Brazilian President Dilma Rousseff is in the United States for three days this week and met President Obama at the White House on Monday. Mr. Obama visited Brazil last March. There was a lot of good rhetoric, but little follow-up.

Monday’s meeting was an opportunity for the leaders of the two largest economies in the Western Hemisphere to build greater rapport and trust. “In Washington, there’s this perception that Latin America is this homogeneous region with one agenda [the US can] put in place for the whole region,” says Joao Augusto Castro Neves, Latin America analyst for the Eurasia Group. “That model’s not true anymore.”

Brazil and the US are working together in countries like Haiti, and cooperating on issues of energy, biofuel, and security. Here are 5 topics observers were hopeful would make it on Monday’s presidential agenda:

- Staff writer

Boosting trade

Many in the US business community hope Rousseff’s visit will jump-start a trade relationship that has strong potential but is widely viewed as underperforming.

“The Brazilian economy is highly interdependent with the American economy,” Matias Spektor of the Getulio Vargas Foundation recently told the Council on Foreign Relations. “US exports to Brazil have doubled in size in recent years.

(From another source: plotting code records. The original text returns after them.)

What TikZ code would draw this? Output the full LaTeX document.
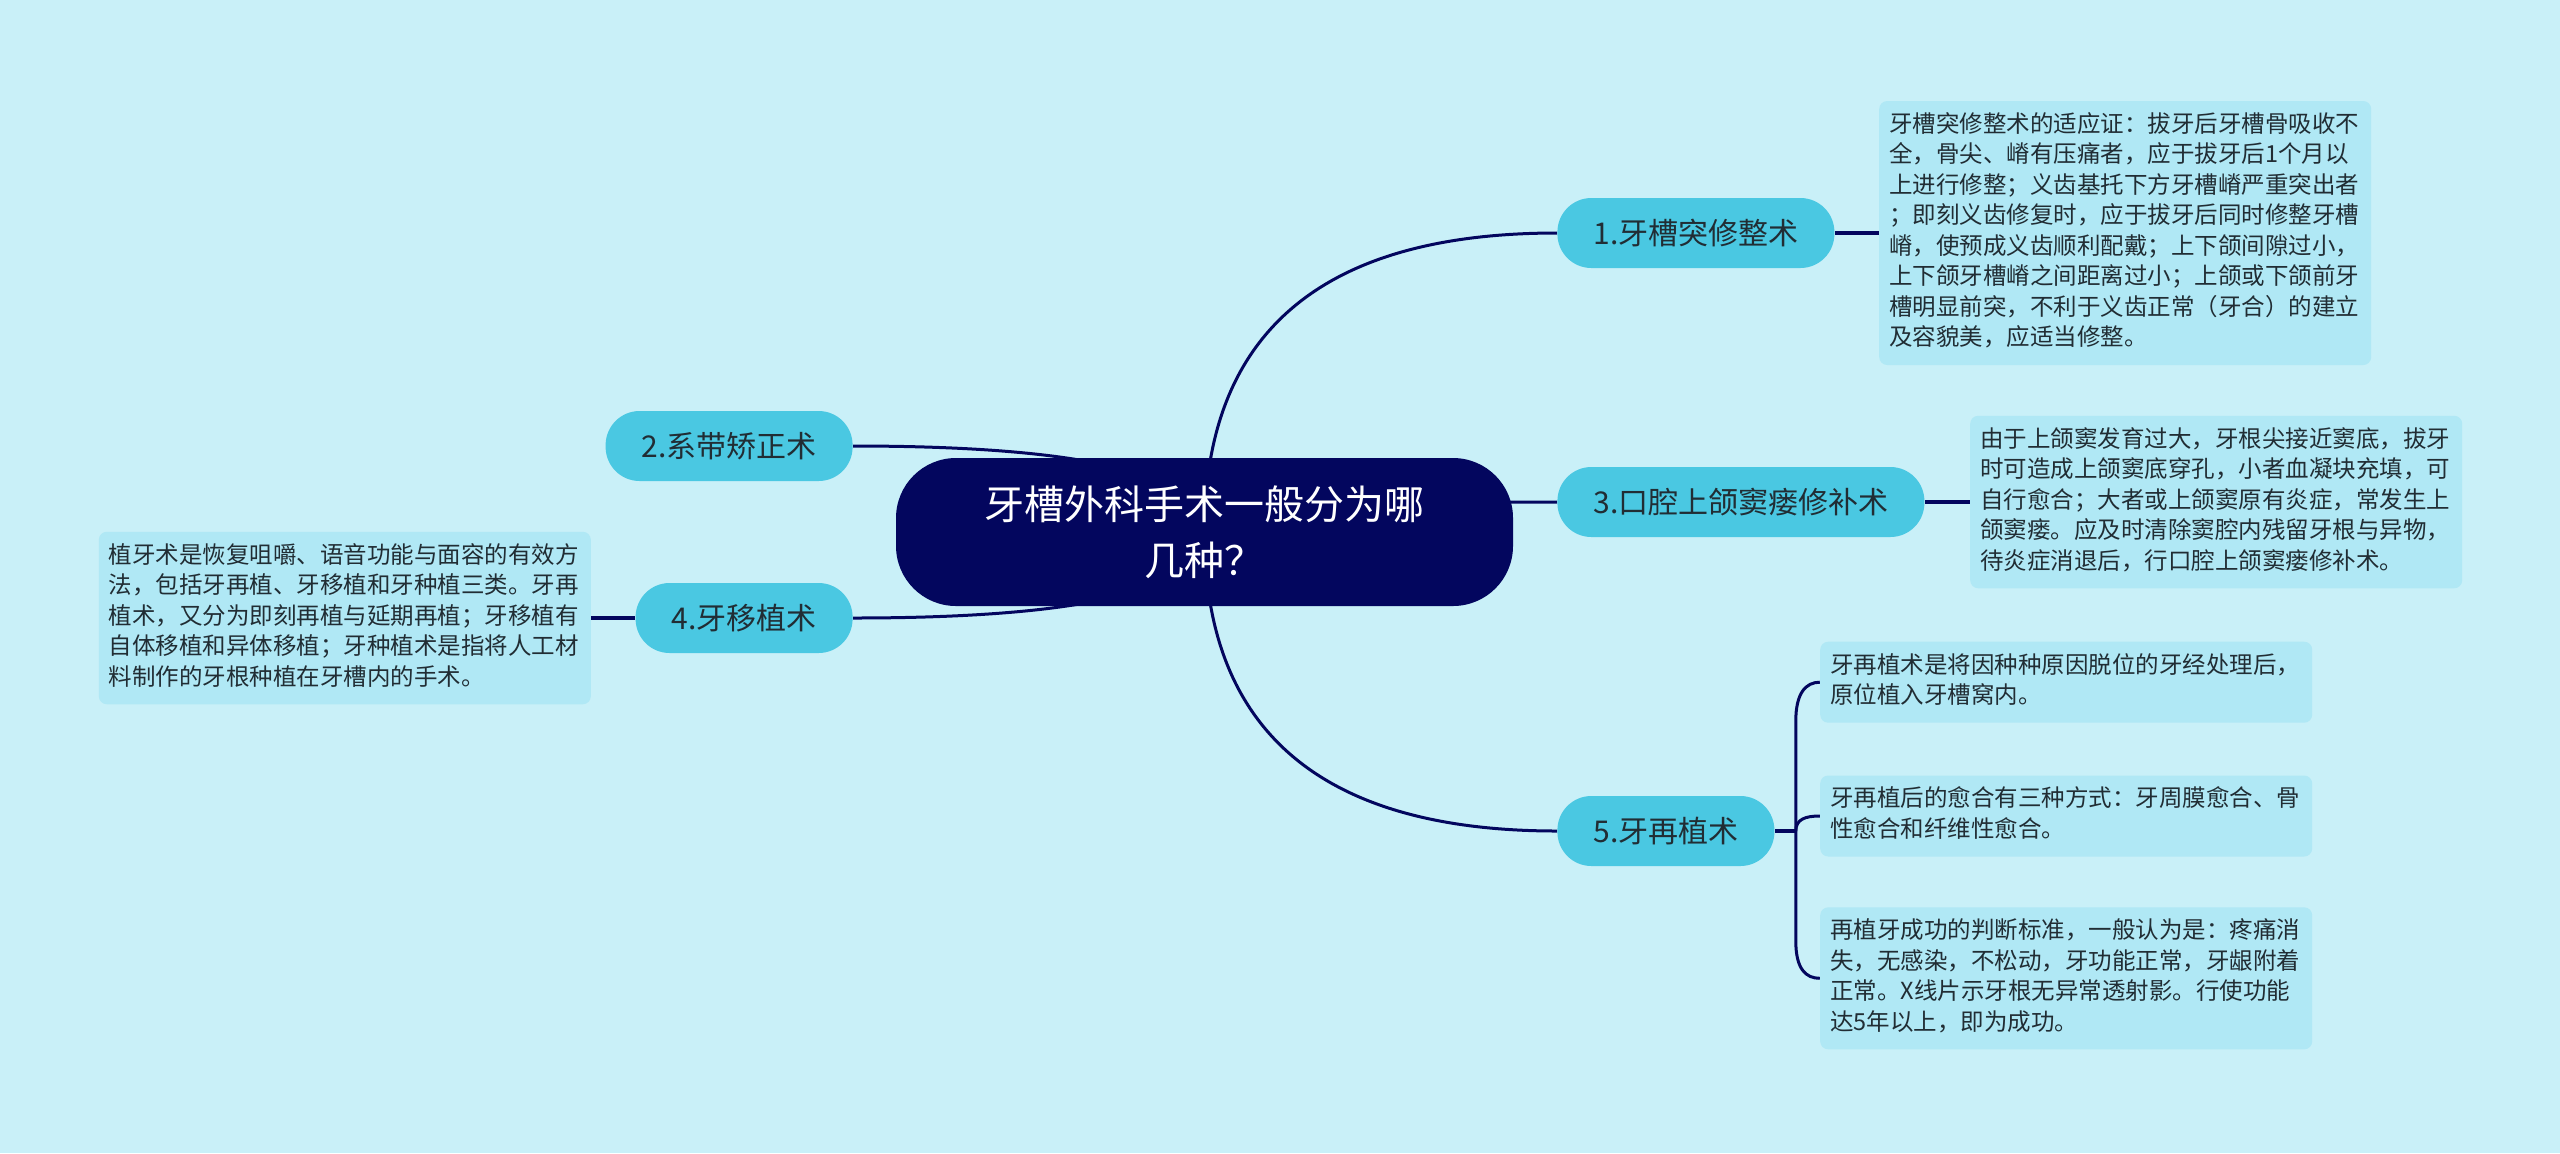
\documentclass[tikz,border=0pt]{standalone}
\usepackage{fontspec}
\newfontfamily\cjk{Noto Sans CJK SC}
\usepackage{tikz}
\usetikzlibrary{positioning, calc, backgrounds}
\pgfdeclarelayer{paper}
\pgfsetlayers{paper,background,main}
\definecolor{paperc}{RGB}{201,240,248}
\definecolor{navy}{RGB}{3,6,94}
\definecolor{branchc}{RGB}{74,200,226}
\definecolor{leafc}{RGB}{176,232,245}
\definecolor{inkc}{RGB}{33,45,52}
\tikzset{
  root/.style={rounded corners=30pt, fill=navy, text=white, align=center,
               minimum width=308.5pt, minimum height=74pt,
               font=\cjk\fontsize{20}{28}\selectfont},
  branch/.style={rounded corners=17pt, fill=branchc, text=inkc, minimum height=35pt,
                 inner xsep=18pt, font=\cjk\fontsize{15}{18}\selectfont},
  leaf/.style={rounded corners=4pt, fill=leafc, text=inkc, text width=236pt,
               align=left, inner xsep=5pt, inner ysep=5pt,
               font=\cjk\fontsize{11.75}{15.25}\selectfont,
               execute at begin node=\strut, execute at end node=\strut},
  curve/.style={draw=navy, line width=1.5pt},
  lnk/.style={draw=navy, line width=2pt},
}

\begin{document}
\begin{tikzpicture}[x=0.5pt, y=-0.5pt]

\begin{pgfonlayer}{paper}
  \fill[paperc] (0,0) rectangle (2560,1153);
\end{pgfonlayer}
\useasboundingbox (0,0) rectangle (2560,1153);

\node[root] (root) at (1204.5,532) {牙槽外科手术一般分为哪\\几种？};

\node[branch, anchor=west] (b1) at (1557,233) {1.牙槽突修整术};
\node[branch, anchor=east] (b2) at (853,446) {2.系带矫正术};
\node[branch, anchor=west] (b3) at (1557,502) {3.口腔上颌窦瘘修补术};
\node[branch, anchor=east] (b4) at (853,618) {4.牙移植术};
\node[branch, anchor=west] (b5) at (1557,831) {5.牙再植术};

\node[leaf, right=22pt of b1] (t1)
  {牙槽突修整术的适应证：拔牙后牙槽骨吸收不\\
   全，骨尖、嵴有压痛者，应于拔牙后1个月以\\
   上进行修整；义齿基托下方牙槽嵴严重突出者\\
   ；即刻义齿修复时，应于拔牙后同时修整牙槽\\
   嵴，使预成义齿顺利配戴；上下颌间隙过小，\\
   上下颌牙槽嵴之间距离过小；上颌或下颌前牙\\
   槽明显前突，不利于义齿正常（牙合）的建立\\
   及容貌美，应适当修整。};

\node[leaf, right=22.5pt of b3] (t3)
  {由于上颌窦发育过大，牙根尖接近窦底，拔牙\\
   时可造成上颌窦底穿孔，小者血凝块充填，可\\
   自行愈合；大者或上颌窦原有炎症，常发生上\\
   颌窦瘘。应及时清除窦腔内残留牙根与异物，\\
   待炎症消退后，行口腔上颌窦瘘修补术。};

\node[leaf, left=22pt of b4] (t4)
  {植牙术是恢复咀嚼、语音功能与面容的有效方\\
   法，包括牙再植、牙移植和牙种植三类。牙再\\
   植术，又分为即刻再植与延期再植；牙移植有\\
   自体移植和异体移植；牙种植术是指将人工材\\
   料制作的牙根种植在牙槽内的手术。};

\node[leaf, right=22.5pt of b5, yshift=7.5pt] (t5b)
  {牙再植后的愈合有三种方式：牙周膜愈合、骨\\
   性愈合和纤维性愈合。};
\node[leaf, above=26pt of t5b] (t5a)
  {牙再植术是将因种种原因脱位的牙经处理后，\\
   原位植入牙槽窝内。};
\node[leaf, below=25pt of t5b] (t5c)
  {再植牙成功的判断标准，一般认为是：疼痛消\\
   失，无感染，不松动，牙功能正常，牙龈附着\\
   正常。X线片示牙根无异常透射影。行使功能\\
   达5年以上，即为成功。};

\coordinate (j5) at ($(b5.east)+(21,0)$);

\begin{scope}[on background layer]
  \foreach \b/\s in {b1/west, b2/east, b3/west, b4/east, b5/west}
    \draw[curve] (root.center)
      .. controls ($(root.center)!0.667!(root.center |- \b.\s)$)
         and ($(\b.\s)!0.667!(root.center |- \b.\s)$) .. (\b.\s);

  \foreach \a/\b in {b1/t1, b3/t3, b4/t4}
    \draw[lnk] (\a) -- (\b);

  \draw[lnk] (b5.east) -- (j5);
  \draw[curve] (j5) -- ++(0,-110) .. controls +(0,-28) and +(-14,0) .. (t5a.west);
  \draw[curve] (j5) .. controls +(0,-12) and +(-14,0) .. (t5b.west);
  \draw[curve] (j5) -- ++(0,110) .. controls +(0,28) and +(-14,0) .. (t5c.west);
\end{scope}

\end{tikzpicture}
\end{document}
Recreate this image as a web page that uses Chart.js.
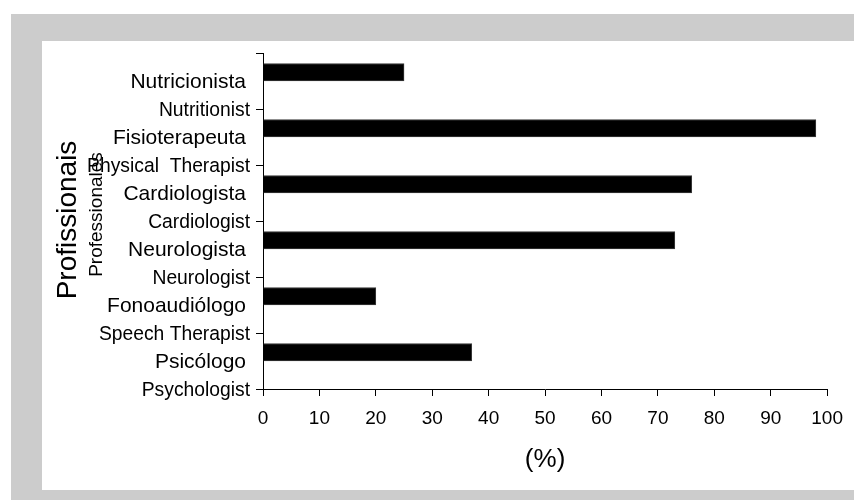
<!DOCTYPE html>
<html>
<head>
<meta charset="utf-8">
<script src="https://cdn.jsdelivr.net/npm/chart.js@4.4.1/dist/chart.umd.min.js"></script>
<style>
  html, body { margin: 0; padding: 0; background: #ffffff; width: 854px; height: 500px; overflow: hidden; }
  #frame { position: absolute; left: 11px; top: 14px; width: 843px; height: 486px; background: #cccccc; }
  #panel { position: absolute; left: 42px; top: 41px; width: 812px; height: 449px; background: #ffffff; }
  canvas { display: block; }
</style>
</head>
<body>
<div id="frame"></div>
<div id="panel"><canvas id="chart" width="812" height="449"></canvas></div>
<script>
// Professions (Portuguese names with English translations underneath)
const categoriesPt = ['Nutricionista', 'Fisioterapeuta', 'Cardiologista', 'Neurologista', 'Fonoaudiólogo', 'Psicólogo'];
const categoriesEn = ['Nutritionist', 'Physical  Therapist', 'Cardiologist', 'Neurologist', 'Speech Therapist', 'Psychologist'];
// Share of respondents per profession (%)
const percentValues = [25, 98, 76, 73, 20, 37];
// Empty companion series: keeps each bar in the upper half of its row
const emptySlot = [null, null, null, null, null, null];
const xTickValues = [0, 10, 20, 30, 40, 50, 60, 70, 80, 90, 100];

const FONT = '"Liberation Sans", Arial, Helvetica, sans-serif';

const labelPlugin = {
  id: 'twoLineLabels',
  afterDraw(chart) {
    const ctx = chart.ctx;
    const y = chart.scales.y;
    const half = (y.bottom - y.top) / categoriesPt.length / 2;
    ctx.save();
    ctx.fillStyle = '#000';
    ctx.textAlign = 'right';
    ctx.textBaseline = 'alphabetic';
    categoriesPt.forEach((name, i) => {
      const c = y.getPixelForValue(i);
      ctx.font = '21px ' + FONT;
      ctx.fillText(name, y.right - 17, c + 7.4);
      ctx.font = '19.3px ' + FONT;
      ctx.fillText(categoriesEn[i], y.right - 13, c + half + 6.9);
    });
    ctx.textAlign = 'center';
    ctx.save();
    ctx.translate(34, 179);
    ctx.rotate(-Math.PI / 2);
    ctx.font = '28px ' + FONT;
    ctx.fillText('Profissionais', 0, 0);
    ctx.restore();
    ctx.save();
    ctx.translate(60, 173.5);
    ctx.rotate(-Math.PI / 2);
    ctx.font = '19px ' + FONT;
    ctx.fillText('Professionales', 0, 0);
    ctx.restore();
    ctx.restore();
  }
};

new Chart(document.getElementById('chart'), {
  type: 'bar',
  data: {
    labels: categoriesPt,
    datasets: [
      {
        data: percentValues,
        backgroundColor: '#000000',
        borderColor: '#3a3a3a',
        borderWidth: 1,
        borderSkipped: 'start',
        barThickness: 17.5
      },
      {
        data: emptySlot,
        backgroundColor: '#000000',
        barThickness: 17.5
      }
    ]
  },
  options: {
    indexAxis: 'y',
    responsive: false,
    animation: false,
    layout: { padding: { top: 12, right: 24, bottom: 0, left: 0 } },
    plugins: { legend: { display: false }, tooltip: { enabled: false } },
    scales: {
      x: {
        type: 'linear',
        min: 0,
        max: 100,
        afterBuildTicks(scale) { scale.ticks = xTickValues.map(v => ({ value: v })); },
        afterFit(scale) { scale.height = 101; },
        grid: { drawOnChartArea: false, drawTicks: true, tickLength: 7, color: '#000' },
        border: { display: true, color: '#000', width: 1 },
        ticks: { color: '#000', font: { family: FONT, size: 19 }, padding: 11, maxRotation: 0 },
        title: { display: true, text: '(%)', color: '#000', font: { family: FONT, size: 26 }, padding: { top: 0, bottom: 15 } }
      },
      y: {
        type: 'category',
        afterFit(scale) { scale.width = 221; },
        grid: { offset: true, drawOnChartArea: false, drawTicks: true, tickLength: 7, color: '#000' },
        border: { display: true, color: '#000', width: 1 },
        ticks: { display: false }
      }
    }
  },
  plugins: [labelPlugin]
});
</script>
</body>
</html>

Brazil is the fourth-largest creditor of the United States.”

US-Brazil bilateral trade was around $74 billion last year, according to the US Census Bureau, and the US is Brazil’s No. 2 trading partner behind China. But despite Brazil’s standing as the sixth-largest economy in the world, it is only the eighth-largest US trading partner, according to Reuters. Some say Brazil is too dependent on exports to China, and needs to diversify and increase its exports of manufactured goods to the US, the Miami Herald reports.

Some of the trade concerns expressed by Brazil during the leaders’ last meeting in March 2011 have since been addressed. A US tax on ethanol imports has expired, and Congress renewed legislation that allows many Brazilian goods, and products from other developing countries, to enter the US duty-free.

Rousseff will speak with the US Chamber of Commerce as well as Obama, likely touching on investment partnerships, steps needed to work toward a free-trade agreement, and loosening visa restrictions for both tourists and businessmen.